In statistics, a central composite design is an experimental design, useful in response surface methodology, for building a second order (quadratic) model for the response variable without needing to use a complete three-level factorial experiment.
After the designed experiment is performed, linear regression is used, sometimes iteratively, to obtain results. Coded variables are often used when constructing this design.
A central composite design is an experimental design used in Response Surface Modeling design where star points and center points may be added to a factorial experiment, providing three or five levels for each factor.
Central composite design consists of three distinct sets of experimental runs:
- A factorial (perhaps fractional) design in the factors studied, each having two levels;
- A set of center points, experimental runs whose values of each factor are the medians of the values used in the factorial portion. This point is often replicated in order to improve the precision of the experiment;
- A set of axial points, experimental runs identical to the center points except for one factor, which will take on values both below and above the median of the two factorial levels, and typically both outside their range. All factors are varied in this way.
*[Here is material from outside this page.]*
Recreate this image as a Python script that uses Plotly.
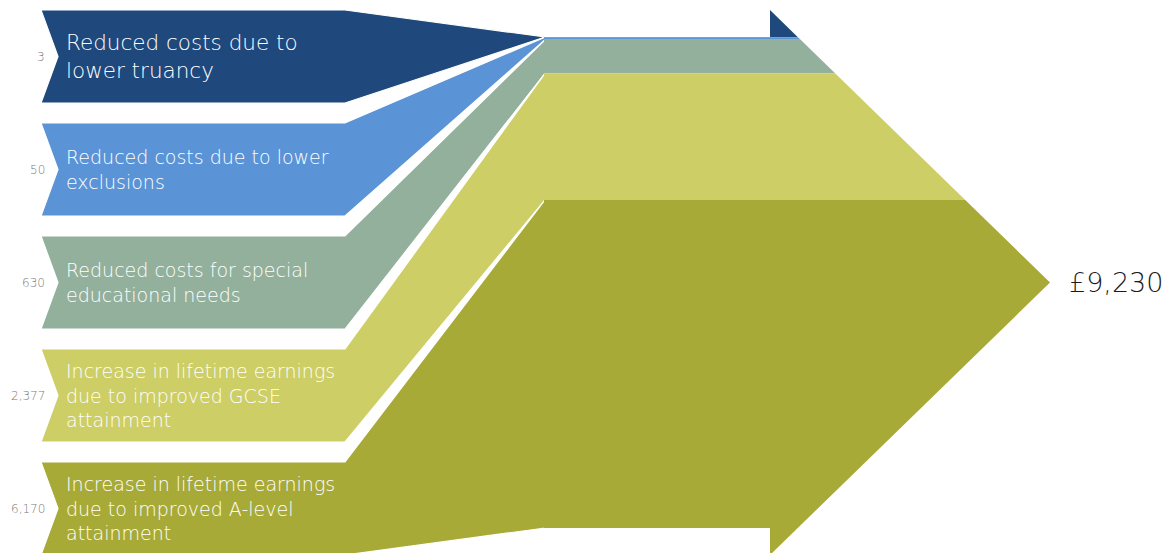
import plotly.graph_objects as go

# ---- data ----
categories = [
    "Reduced costs due to<br>lower truancy",
    "Reduced costs due to lower<br>exclusions",
    "Reduced costs for special<br>educational needs",
    "Increase in lifetime earnings<br>due to improved GCSE<br>attainment",
    "Increase in lifetime earnings<br>due to improved A-level<br>attainment",
]
values = [3, 50, 630, 2377, 6170]
value_labels = ["3", "50", "630", "2,377", "6,170"]
total_label = "£9,230"
colors = ["#1F497D", "#5B94D6", "#92B09C", "#CDCE65", "#A8AA38"]

# ---- layout geometry (pixel-like plot units) ----
W, H = 1172, 553
box_left, notch, box_right = 41, 17, 345
box_top0, box_h, box_pitch = 10, 93, 113
merge_x = 545
body_top, body_bottom = 37, 528
head_x, head_ext, head_len = 770, 27, 280

total = sum(values)
scale = (body_bottom - body_top) / total
head_top = body_top - head_ext
head_bottom = body_bottom + head_ext
center = (head_top + head_bottom) / 2
half = (head_bottom - head_top) / 2


def head_edge_x(y):
    return head_x + (half - abs(y - center)) * head_len / half


fig = go.Figure()

# stacked band positions
cum = [body_top]
for v in values:
    cum.append(cum[-1] + v * scale)

# flow polygons (boxes + converging diagonals)
for i, (v, c) in enumerate(zip(values, colors)):
    top = box_top0 + i * box_pitch
    bot = top + box_h
    mid = (top + bot) / 2
    a, b = cum[i], cum[i + 1]
    xs = [box_left, box_right, merge_x, merge_x, box_right, box_left, box_left + notch, box_left]
    ys = [top, top, a, b, bot, bot, mid, top]
    fig.add_trace(go.Scatter(x=xs, y=ys, fill="toself", fillcolor=c, mode="lines",
                             line=dict(color="white", width=1.2), hoverinfo="skip",
                             showlegend=False))

# body + arrow head polygons
n = len(values)
for i, (v, c) in enumerate(zip(values, colors)):
    a, b = cum[i], cum[i + 1]
    xs, ys = [merge_x - 1], [a]
    if i == 0:
        xs += [head_x, head_x]
        ys += [a, head_top]
    else:
        xs.append(head_edge_x(a))
        ys.append(a)
    if a < center < b or (i == n - 1 and a < center):
        xs.append(head_x + head_len)
        ys.append(center)
    if i == n - 1:
        xs += [head_x, head_x]
        ys += [head_bottom, b]
    else:
        xs.append(head_edge_x(b))
        ys.append(b)
    xs.append(merge_x - 1)
    ys.append(b)
    xs.append(xs[0])
    ys.append(ys[0])
    fig.add_trace(go.Scatter(x=xs, y=ys, fill="toself", fillcolor=c, mode="none",
                             hoverinfo="skip", showlegend=False))

FONT = "DejaVu Sans"
annotations = []
for i, (cat, lab) in enumerate(zip(categories, value_labels)):
    top = box_top0 + i * box_pitch
    mid = top + box_h / 2
    size = 21.5 if i == 0 else 19
    annotations.append(dict(x=64, y=mid, text=cat, showarrow=False, xanchor="left",
                            yanchor="middle", align="left",
                            font=dict(family=FONT, size=size, color="white", weight=300)))
    annotations.append(dict(x=47, y=mid, text=lab, showarrow=False, xanchor="right",
                            yanchor="middle", align="right",
                            font=dict(family=FONT, size=12, color="#7A7A7A", weight=300)))

annotations.append(dict(x=1067, y=center, text=total_label, showarrow=False, xanchor="left",
                        yanchor="middle", font=dict(family=FONT, size=27, color="#1A1A1A",
                                                    weight=300)))

fig.update_layout(
    width=W, height=H,
    margin=dict(l=0, r=0, t=0, b=0),
    paper_bgcolor="white", plot_bgcolor="white",
    xaxis=dict(range=[0, W], visible=False, fixedrange=True),
    yaxis=dict(range=[H, 0], visible=False, fixedrange=True),
    annotations=annotations,
)

fig.write_html("out.html", config={"displayModeBar": False},
               post_script="document.body.style.margin='0';document.body.style.overflow='hidden';")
Application of central composite designs for optimization
Statistical approaches such as Response Surface Methodology can be employed to maximize the production of a special substance by optimization of operational factors. In contrast to conventional methods, the interaction among process variables can be determined by statistical techniques. For instance, in a study, a central composite design was employed to investigate the effect of critical parameters of pretreatment of rice straw including temperature, time, and ethanol concentration. The residual solid, lignin recovery, and hydrogen yield were selected as the response variables.